American custom car and hot rod designer and builder Darryl Starbird is known for his innovative and futuristic space-age car designs, often featuring bubble tops. Some of his best-known cars include the Predicta, the Electra, the Cosma Ray, the Big T, and the Lil Coffin.

Creating many of his most influential designs in the late 1950s and early 1960s, Starbird served as a design Consultant for the Monogram hobby corporation which reproduced many of his cars as plastic model kits. He is one of a group of designers and artists including Ed Roth, George Barris, Norm Grabowski, Dean Jeffries, Bill Cushenberry and the great pinstripe artist Kenny Howard (aka Von Dutch), who presided over one of the most productive and creative periods of American custom car and hot rod design.

Starbird currently owns and operates Darryl Starbird's National Rod & Custom Car Hall of Fame Museum in Afton, Oklahoma, which features many of his cars as well as other notable examples from the history of custom car and hot rod culture. A notable car in the museum is the Reactor Mach II which appeared on multiple television programs.

Starbird also has annual indoor car shows in Wichita, KS and Tulsa, OK to show his and others' Kustom Creations, Hotrods, and Classic Cars.

Friday, 10 April 2009

Von Dutch, Kenny Howard

Kenneth Graeme Howard (September 7, 1929September 19, 1992), also known as Dutch, Von Dutch or J.L. Bachs (Joe Lunch Box), was a motorcycle mechanic, eccentric, artist, pinstriper, metal fabricator, knifemaker, and gunsmith. His father, Wally Howard, was a well-respected Los Angeles sign painter; and, by the age of ten, the young Kenny Howard was able to paint and letter at a professional level.

n the early 1950s he started earning money by doing pin striping along with fellow pin striper Dean Jeffries.[2] Von Dutch was a major influence in the customizing of vehicles in the 1950s to today. Some of his famous works include the flying eyeball and the custom Kenford truck, along with numerous custom motorcycles and many award-winning custom cars. Among many custom car and motorcycle enthusiasts, he is thought of as one of the fathers of Kustom Kulture.
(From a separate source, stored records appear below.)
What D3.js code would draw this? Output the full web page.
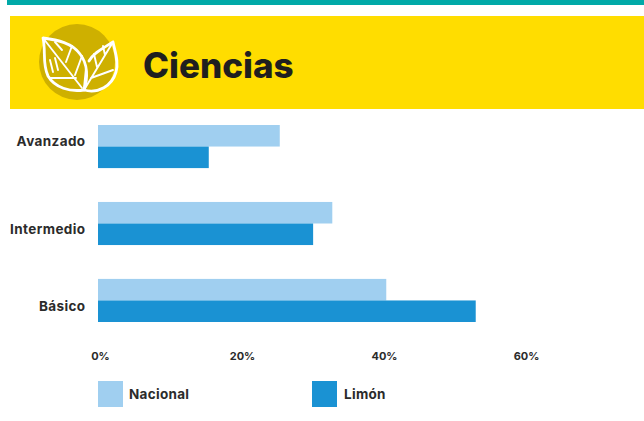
<!DOCTYPE html>
<html>
<head>
<meta charset="utf-8">
<script src="https://cdn.jsdelivr.net/npm/d3@7"></script>
<style>
html,body{margin:0;padding:0;background:#fff}
text{font-family:Inter,"Open Sans",sans-serif;font-weight:700;fill:#2b2b2b}
</style>
</head>
<body>
<div id="chart"></div>
<script>
var categories = ["Avanzado","Intermedio","Básico"]
var nacional = [25.6,33,40.6]
var limon = [15.6,30.3,53.2]
var ticks = [0,20,40,60]
var seriesNames = ["Nacional","Limón"]
var seriesColors = ["#a0cff0","#1a92d3"]

var svg = d3.select("#chart").append("svg").attr("width",644).attr("height",421).style("display","block")

// top band + yellow header
svg.append("rect").attr("x",7).attr("y",0).attr("width",637).attr("height",5).attr("fill","#00a9a8")
svg.append("rect").attr("x",10).attr("y",16).attr("width",634).attr("height",93).attr("fill","#ffdd00")
svg.append("circle").attr("cx",77).attr("cy",62).attr("r",38).attr("fill","#ceb000")

var leaf = svg.append("g").attr("fill","none").attr("stroke","#fff").attr("stroke-width",2.8).attr("stroke-linejoin","round").attr("stroke-linecap","round")
leaf.append("path").attr("d","M43,38 C58,40 72,43 80,54 C88,64 88,78 84,90 C70,92 55,88 48,76 C42,64 46,50 43,38 Z")
leaf.append("path").attr("d","M113,42 C104,48 94,52 89,61 M84,90 C98,94 112,86 116,72 C119,62 115,52 113,42")
leaf.append("path").attr("d","M43,38 L82,88 M55,42 L62,50 M66,62 L72,46 M75,75 L82,56 M50,78 L76,78 M50,60 L53,72 M55,58 L58,70 M113,42 L84,90 M97,67 L94,54 M105,55 L103,46 M91,78 L113,70 M86,68 L84,88").attr("stroke-width",1.9)

var x = d3.scaleLinear().domain([0,60]).range([98,524])
var y = d3.scaleBand().domain(categories).range([125,322]).paddingInner(0.44).paddingOuter(0)
var y2 = d3.scaleBand().domain(seriesNames).range([0,y.bandwidth()])

svg.append("text").text("Ciencias").attr("x",143).attr("y",78).style("font-size","35px").style("font-weight",800).style("fill","#1f1f1f")

var rows = svg.selectAll(".row").data(categories).enter().append("g").attr("class","row")
	.attr("transform",function(d){return "translate(0,"+y(d)+")"})
rows.append("rect").attr("x",x(0)).attr("y",y2("Nacional")).attr("height",y2.bandwidth())
	.attr("width",function(d,i){return x(nacional[i])-x(0)}).attr("fill",seriesColors[0])
rows.append("rect").attr("x",x(0)).attr("y",y2("Limón")).attr("height",y2.bandwidth())
	.attr("width",function(d,i){return x(limon[i])-x(0)}).attr("fill",seriesColors[1])

var yAxis = svg.append("g").attr("transform","translate(85.5,0)").call(d3.axisLeft(y).tickSize(0).tickPadding(0))
yAxis.select(".domain").remove()
// labels in the original don't sit centered on their bars
var labelShift = [-5,6,6]
yAxis.selectAll("text").style("font-size","13.5px").style("letter-spacing","0.4px")
	.attr("y",function(d,i){return labelShift[i]})

var xAxis = svg.append("g").attr("transform","translate(2,349)")
	.call(d3.axisBottom(x).tickValues(ticks).tickSize(0).tickFormat(function(d){return d+"%"}))
xAxis.select(".domain").remove()
xAxis.selectAll("text").style("font-size","11px")

var legendX = d3.scaleOrdinal().domain(seriesNames).range([98,312])
var legend = svg.selectAll(".legend").data(seriesNames).enter().append("g").attr("class","legend")
	.attr("transform",function(d){return "translate("+legendX(d)+",381)"})
legend.append("rect").attr("width",25).attr("height",26).attr("fill",function(d,i){return seriesColors[i]})
legend.append("text").text(function(d){return d}).attr("x",function(d,i){return i==0?31:32}).attr("y",18).style("font-size","13.5px").style("letter-spacing","0.3px")
</script>
</body>
</html>
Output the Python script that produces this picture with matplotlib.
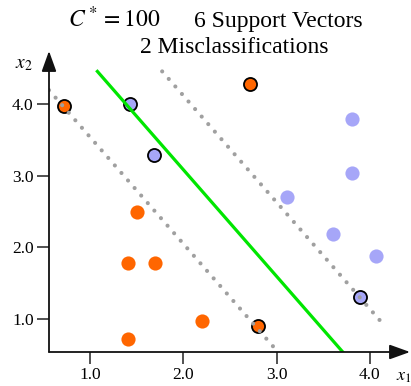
import numpy as np
import matplotlib
matplotlib.use("Agg")
import matplotlib.pyplot as plt

plt.rcParams["font.family"] = ["Liberation Serif", "DejaVu Serif"]
plt.rcParams["mathtext.fontset"] = "stix"

# class -1 (orange) and class +1 (blue) points
orange_x = [0.72, 2.72, 2.80, 1.50, 1.41, 1.70, 2.20, 1.41]
orange_y = [3.97, 4.28, 0.90, 2.49, 1.79, 1.79, 0.98, 0.72]
orange_sv = [True, True, True, False, False, False, False, False]

blue_x = [1.43, 1.69, 3.89, 3.81, 3.81, 3.11, 3.60, 4.07]
blue_y = [4.00, 3.29, 1.31, 3.79, 3.04, 2.70, 2.19, 1.88]
blue_sv = [True, True, True, False, False, False, False, False]

# separating hyperplane w.x + b = 0, margins at +-1
w = [1.44, 0.97]
b = -5.87

x_ticks = [1.0, 2.0, 3.0, 4.0]
y_ticks = [1.0, 2.0, 3.0, 4.0]

xmin, xmax = 0.56, 4.43
ymin, ymax = 0.545, 4.734

fig = plt.figure(figsize=(4.11, 3.86), dpi=100)
ax = fig.add_axes([49 / 411, 34 / 386, 361 / 411, 301 / 386])
ax.set_xlim(xmin, xmax)
ax.set_ylim(ymin, ymax)
for s in ax.spines.values():
    s.set_visible(False)

orange = "#ff6600"
blue = "#a6a6f8"

def draw_points(xs, ys, sv, color):
    xs, ys, sv = np.array(xs), np.array(ys), np.array(sv)
    ax.plot(xs[~sv], ys[~sv], "o", ms=10.2, color=color, mec="none", zorder=2)
    ax.plot(xs[sv], ys[sv], "o", ms=9.4, color=color, mec="black", mew=1.3, zorder=2)

draw_points(orange_x, orange_y, orange_sv, orange)
draw_points(blue_x, blue_y, blue_sv, blue)

# decision boundary and margins, kept inside the drawing box
clip_x = (0.56, 4.15)
clip_y = (0.545, 4.45)
for off in (-1, 0, 1):
    xa = (off - b - w[1] * clip_y[1]) / w[0]
    xb = (off - b - w[1] * clip_y[0]) / w[0]
    xa, xb = max(xa, clip_x[0]), min(xb, clip_x[1])
    xx = np.array([xa, xb])
    yy = (off - b - w[0] * xx) / w[1]
    if off == 0:
        ax.plot(xx, yy, color="#00e600", lw=2.3, zorder=3)
    else:
        ax.plot(xx, yy, color="#a0a0a0", lw=3.0, ls=(0, (0.001, 2.4)),
                dash_capstyle="round", zorder=3)

# axes with arrow heads
arrow = dict(arrowstyle="-|>,head_length=1.25,head_width=0.45", color="#111111",
             lw=1.3, mutation_scale=10, shrinkA=0, shrinkB=0)
ax.annotate("", xy=(xmin, ymax), xytext=(xmin, ymin), arrowprops=arrow, annotation_clip=False)
ax.annotate("", xy=(xmax, ymin), xytext=(xmin, ymin), arrowprops=arrow, annotation_clip=False)

ax.set_xticks(x_ticks)
ax.set_yticks(y_ticks)
ax.set_xticklabels([f"{t:.1f}" for t in x_ticks])
ax.set_yticklabels([f"{t:.1f}" for t in y_ticks])
ax.tick_params(direction="out", length=8.5, width=1.1, color="#222222",
               labelsize=12.5, pad=2.5)

fig.text(15 / 411, 1 - 68 / 386, "$x_2$", fontsize=14, ha="left", va="baseline")
fig.text(396 / 411, 1 - 381 / 386, "$x_1$", fontsize=13, ha="left", va="baseline")

fig.text(68 / 411, 1 - 27 / 386, "$C^*=100$", fontsize=17, ha="left", va="baseline")
fig.text(194 / 411, 1 - 27 / 386, "6 Support Vectors", fontsize=17, ha="left", va="baseline")
fig.text(234 / 411, 1 - 53 / 386, "2 Misclassifications", fontsize=17, ha="center", va="baseline")

fig.savefig("out.png", dpi=100)
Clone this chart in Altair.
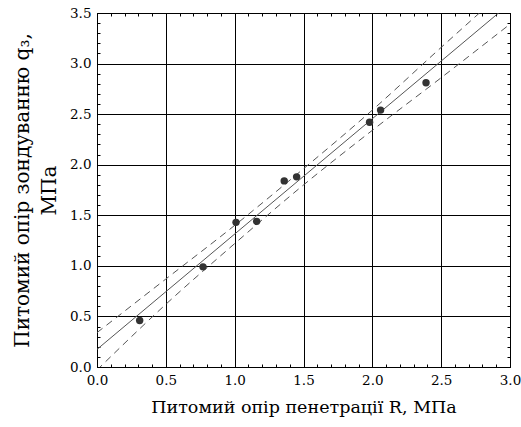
import altair as alt
import pandas as pd

# Measured points
r_vals = [0.31, 0.77, 1.01, 1.16, 1.36, 1.45, 1.98, 2.06, 2.39]
q_vals = [0.46, 0.99, 1.43, 1.44, 1.84, 1.88, 2.42, 2.54, 2.81]

# Confidence band
band_x = [0.0, 0.5, 1.0, 1.5, 2.0, 2.5, 3.0]
band_upper = [0.34, 0.87, 1.40, 1.96, 2.54, 3.16, 3.77]
band_lower = [-0.03, 0.62, 1.22, 1.80, 2.34, 2.86, 3.39]

x_ticks = [round(i * 0.1, 1) for i in range(31)]
y_ticks = [round(i * 0.1, 1) for i in range(36)]

FONT = "DejaVu Serif"
MAJ = "abs(datum.value*2 - round(datum.value*2)) < 1e-6"

pts = pd.DataFrame({"R": r_vals, "q": q_vals})
band = pd.DataFrame({"R": band_x, "up": band_upper, "lo": band_lower})

xs = alt.Scale(domain=[0, 3], nice=False, zero=False)
ys = alt.Scale(domain=[0, 3.5], nice=False, zero=False)

grid_op = {"condition": {"test": MAJ, "value": 1}, "value": 0}

x_main = alt.Axis(
    values=x_ticks, labelExpr=f"{MAJ} ? format(datum.value, '.1f') : ''",
    grid=True, gridColor="black", gridOpacity=grid_op, gridWidth=1,
    tickSize=3, tickColor="black", offset=-3, domain=False,
    labelFont=FONT, labelFontSize=13.5, labelColor="black", labelPadding=6,
    labelFlush=False,
    title="Питомий опір пенетрації R, МПа", titleFont=FONT, titleFontSize=17.5,
    titleFontWeight="normal", titleColor="black", titlePadding=12,
)
y_main = alt.Axis(
    values=y_ticks, labelExpr=f"{MAJ} ? format(datum.value, '.1f') : ''",
    grid=True, gridColor="black", gridOpacity=grid_op, gridWidth=1,
    tickSize=3, tickColor="black", offset=-3, domain=False,
    labelFont=FONT, labelFontSize=13.5, labelColor="black", labelPadding=6,
    labelFlush=False,
    title=["Питомий опір зондуванню q₃,", "МПа"], titleFont=FONT, titleFontSize=20,
    titleFontWeight="normal", titleColor="black", titlePadding=10,
    titleLineHeight=27,
)
x_top = alt.Axis(orient="top", values=x_ticks, labels=False, grid=False, domain=False,
                 tickSize=3, tickColor="black", offset=-3, title=None)
y_right = alt.Axis(orient="right", values=y_ticks, labels=False, grid=False, domain=False,
                   tickSize=3, tickColor="black", offset=-3, title=None)

points = alt.Chart(pts).mark_circle(size=55, color="#333333", opacity=1).encode(
    x=alt.X("R:Q", scale=xs, axis=x_main),
    y=alt.Y("q:Q", scale=ys, axis=y_main),
)

fit = alt.Chart(pts).transform_regression("R", "q", extent=[0, 3]).mark_line(
    color="#555555", strokeWidth=1, clip=True
).encode(
    x=alt.X("R:Q", scale=xs, axis=x_top),
    y=alt.Y("q:Q", scale=ys, axis=y_right),
)

upper = alt.Chart(band).mark_line(
    color="#555555", strokeWidth=1, strokeDash=[7, 5], clip=True, interpolate="monotone"
).encode(
    x=alt.X("R:Q", scale=xs, axis=None),
    y=alt.Y("up:Q", scale=ys, axis=None),
)
lower = alt.Chart(band).mark_line(
    color="#555555", strokeWidth=1, strokeDash=[7, 5], clip=True, interpolate="monotone"
).encode(
    x=alt.X("R:Q", scale=xs, axis=None),
    y=alt.Y("lo:Q", scale=ys, axis=None),
)

chart = alt.layer(upper, lower, fit, points).resolve_axis(
    x="independent", y="independent"
).properties(
    width=413, height=354,
    autosize=alt.AutoSizeParams(type="none"),
    padding={"left": 97, "top": 13, "right": 11, "bottom": 60},
    background="white",
).configure_view(stroke="black", strokeWidth=1)

chart.save("out.html", embed_options={"renderer": "svg", "actions": False})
Dutch was an alcoholic, and this would lead to a stomach abscess. Dutch died on the 19th of September, 1992, leaving behind his two daughters, Lisa and Lorna. His ashes were scattered into the Pacific.
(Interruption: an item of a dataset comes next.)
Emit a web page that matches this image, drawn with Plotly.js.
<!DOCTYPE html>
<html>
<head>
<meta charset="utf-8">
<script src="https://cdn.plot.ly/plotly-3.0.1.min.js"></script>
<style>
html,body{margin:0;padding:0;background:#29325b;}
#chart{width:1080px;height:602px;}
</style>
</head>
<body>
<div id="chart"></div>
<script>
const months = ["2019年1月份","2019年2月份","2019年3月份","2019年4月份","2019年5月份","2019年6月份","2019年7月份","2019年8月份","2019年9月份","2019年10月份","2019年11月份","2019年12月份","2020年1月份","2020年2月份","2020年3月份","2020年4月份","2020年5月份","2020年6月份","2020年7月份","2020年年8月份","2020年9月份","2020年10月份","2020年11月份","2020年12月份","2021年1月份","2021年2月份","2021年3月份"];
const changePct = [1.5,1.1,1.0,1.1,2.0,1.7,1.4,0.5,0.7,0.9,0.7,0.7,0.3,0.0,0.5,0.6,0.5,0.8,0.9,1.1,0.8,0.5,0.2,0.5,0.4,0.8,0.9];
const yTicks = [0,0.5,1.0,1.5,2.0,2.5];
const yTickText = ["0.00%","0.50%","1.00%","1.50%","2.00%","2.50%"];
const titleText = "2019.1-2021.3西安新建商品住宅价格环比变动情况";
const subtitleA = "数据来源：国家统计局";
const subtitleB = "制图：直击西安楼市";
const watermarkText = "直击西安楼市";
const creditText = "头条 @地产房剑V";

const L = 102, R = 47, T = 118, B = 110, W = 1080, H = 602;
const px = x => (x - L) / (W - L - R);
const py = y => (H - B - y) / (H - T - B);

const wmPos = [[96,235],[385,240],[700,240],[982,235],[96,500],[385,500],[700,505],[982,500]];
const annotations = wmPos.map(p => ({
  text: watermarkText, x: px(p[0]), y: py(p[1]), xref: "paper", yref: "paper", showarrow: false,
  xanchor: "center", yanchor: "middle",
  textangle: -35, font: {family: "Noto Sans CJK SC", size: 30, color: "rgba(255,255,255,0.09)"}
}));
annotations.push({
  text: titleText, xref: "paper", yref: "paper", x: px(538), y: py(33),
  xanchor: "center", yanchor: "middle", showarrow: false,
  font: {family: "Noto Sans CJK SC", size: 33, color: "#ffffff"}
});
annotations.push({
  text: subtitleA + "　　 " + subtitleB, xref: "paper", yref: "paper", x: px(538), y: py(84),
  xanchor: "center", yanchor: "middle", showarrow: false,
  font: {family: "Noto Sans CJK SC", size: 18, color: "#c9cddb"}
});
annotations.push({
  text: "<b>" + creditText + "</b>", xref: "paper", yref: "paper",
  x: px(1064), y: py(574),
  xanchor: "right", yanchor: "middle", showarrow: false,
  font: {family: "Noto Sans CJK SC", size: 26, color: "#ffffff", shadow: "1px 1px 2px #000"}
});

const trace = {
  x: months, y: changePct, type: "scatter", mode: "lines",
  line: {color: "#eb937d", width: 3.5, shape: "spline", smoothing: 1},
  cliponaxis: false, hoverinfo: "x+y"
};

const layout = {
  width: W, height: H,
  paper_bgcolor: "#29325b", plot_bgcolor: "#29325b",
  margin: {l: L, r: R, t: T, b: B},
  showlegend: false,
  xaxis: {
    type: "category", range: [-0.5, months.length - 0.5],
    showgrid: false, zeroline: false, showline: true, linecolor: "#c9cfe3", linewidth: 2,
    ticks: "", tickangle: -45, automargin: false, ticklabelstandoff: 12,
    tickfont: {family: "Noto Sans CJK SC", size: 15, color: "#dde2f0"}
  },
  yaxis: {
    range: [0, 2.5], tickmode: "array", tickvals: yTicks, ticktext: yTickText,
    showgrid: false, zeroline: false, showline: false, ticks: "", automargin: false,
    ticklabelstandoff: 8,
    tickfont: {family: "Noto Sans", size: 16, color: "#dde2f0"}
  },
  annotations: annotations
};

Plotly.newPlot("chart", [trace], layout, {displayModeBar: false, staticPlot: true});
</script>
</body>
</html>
Money was something he detested. In this quote from a 1965 article Dutch explains his thoughts on money.
I make a point of staying right at the edge of poverty. I don't have a pair of pants without a hole in them, and the only pair of boots I have are on my feet. I don't mess around with unnecessary stuff, so I don't need much money. I believe it's meant to be that way. There's a 'struggle' you have to go through, and if you make a lot of money it doesn't make the 'struggle' go away. It just makes it more complicated. If you keep poor, the struggle is simple.

Ed Roth, ""Big Daddy"

Ed "Big Daddy" Roth (March 4, 1932April 4, 2001) was an artist and cartoonist who created the hot-rod icon Rat Fink and other extreme characters. As a custom car builder, Roth was a key figure in Southern California's "Kustom Kulture"/Hot-rod movement of the 1960s. He grew up in Bell, California, attending Bell High School, where his classes included auto shop and art.
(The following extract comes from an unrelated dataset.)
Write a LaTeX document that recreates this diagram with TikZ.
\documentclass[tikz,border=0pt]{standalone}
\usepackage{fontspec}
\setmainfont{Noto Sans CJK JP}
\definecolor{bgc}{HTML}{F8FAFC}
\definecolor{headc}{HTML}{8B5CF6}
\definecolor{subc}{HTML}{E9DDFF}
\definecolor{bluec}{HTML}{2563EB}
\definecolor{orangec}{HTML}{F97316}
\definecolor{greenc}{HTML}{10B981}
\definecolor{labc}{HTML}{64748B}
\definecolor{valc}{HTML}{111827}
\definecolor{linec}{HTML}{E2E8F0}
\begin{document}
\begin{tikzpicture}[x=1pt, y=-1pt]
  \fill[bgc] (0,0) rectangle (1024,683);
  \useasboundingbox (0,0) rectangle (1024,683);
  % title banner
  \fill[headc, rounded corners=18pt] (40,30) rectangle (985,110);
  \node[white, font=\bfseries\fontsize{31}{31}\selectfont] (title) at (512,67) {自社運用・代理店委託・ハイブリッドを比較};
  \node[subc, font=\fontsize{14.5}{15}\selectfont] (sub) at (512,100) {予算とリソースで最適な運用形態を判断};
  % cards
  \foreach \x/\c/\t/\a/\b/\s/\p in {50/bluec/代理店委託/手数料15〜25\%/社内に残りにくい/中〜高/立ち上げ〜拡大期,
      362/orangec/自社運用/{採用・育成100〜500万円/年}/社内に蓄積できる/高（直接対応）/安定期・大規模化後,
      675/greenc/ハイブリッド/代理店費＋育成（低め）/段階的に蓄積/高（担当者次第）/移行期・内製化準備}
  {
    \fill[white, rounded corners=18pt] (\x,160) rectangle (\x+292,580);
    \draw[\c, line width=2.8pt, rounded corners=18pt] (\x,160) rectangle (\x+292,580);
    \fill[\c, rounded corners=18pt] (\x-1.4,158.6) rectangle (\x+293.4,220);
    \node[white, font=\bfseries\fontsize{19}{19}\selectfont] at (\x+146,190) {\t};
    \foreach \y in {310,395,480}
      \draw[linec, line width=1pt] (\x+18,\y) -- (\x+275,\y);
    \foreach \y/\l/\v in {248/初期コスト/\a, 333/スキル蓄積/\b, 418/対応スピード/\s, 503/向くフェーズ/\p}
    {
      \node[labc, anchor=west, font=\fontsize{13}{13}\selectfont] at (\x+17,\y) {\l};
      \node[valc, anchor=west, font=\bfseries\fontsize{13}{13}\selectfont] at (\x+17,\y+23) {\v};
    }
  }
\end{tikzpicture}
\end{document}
Roth is best known for his grotesque caricatures — typified by Rat Fink — depicting imaginative, outsized monstrosities driving representations of the hot rods he and his contemporaries built. Although Detroit native Stanley Mouse (Miller) is credited with creating the so-called "Monster Hot Rod" art form, Roth is accepted as the individual who popularized it. Roth is less well known for his innovative work in turning hot rodding from crude backyard engineering where performance was the bottom line into a refined artform where aesthetics were equally important, breaking new ground with fiberglass bodywork.

In the 1960s, plastic models of many of Roth's cars, as well as models of Rat Fink and other whimsical creatures created by Roth, were marketed by the Revell model company.

The Barris Brothers

The Barris brothers worked at a restaurant owned by their family, and one day were given a 1925 Buick for their help. Although it was not in good shape, they swiftly restored it to running condition, and began to experiment with changing its appearance. This became the first "Barris Brothers custom" car. They sold it at a profit to buy another project vehicle, and their career was born. Before George had even graduated from high school, demand for the boys' work was growing, and they had created a club for owners of custom vehicles, called the Kustoms Car Club. This was the first use of the spelling "kustom," which would become associated with Barris.

In 1951, Sam had customized a new Mercury coupe for himself, and a customer who saw it ordered a similar car. This vehicle, known as the Hirohata Merc for its owner, was shown at the 1952 Motorama auto show and was so popular it overshadowed the best work of Detroit's top designers, on display at the major manufacturer's exhibits. It also established the early 1950s Mercury as possibly the classic base for custom car design, a status it retains today.

Sam decided to leave the business in the '50s, but George had married and he credited his wife Shirley with major assistance in promoting the company, which eventually became Barris Kustom Industries. It began to license its designs to model car manufacturers such as Aurora, AMT and MPC which spread the Barris name into every hobby, department, and discount store in the country and also into the minds of millions of eager model builders.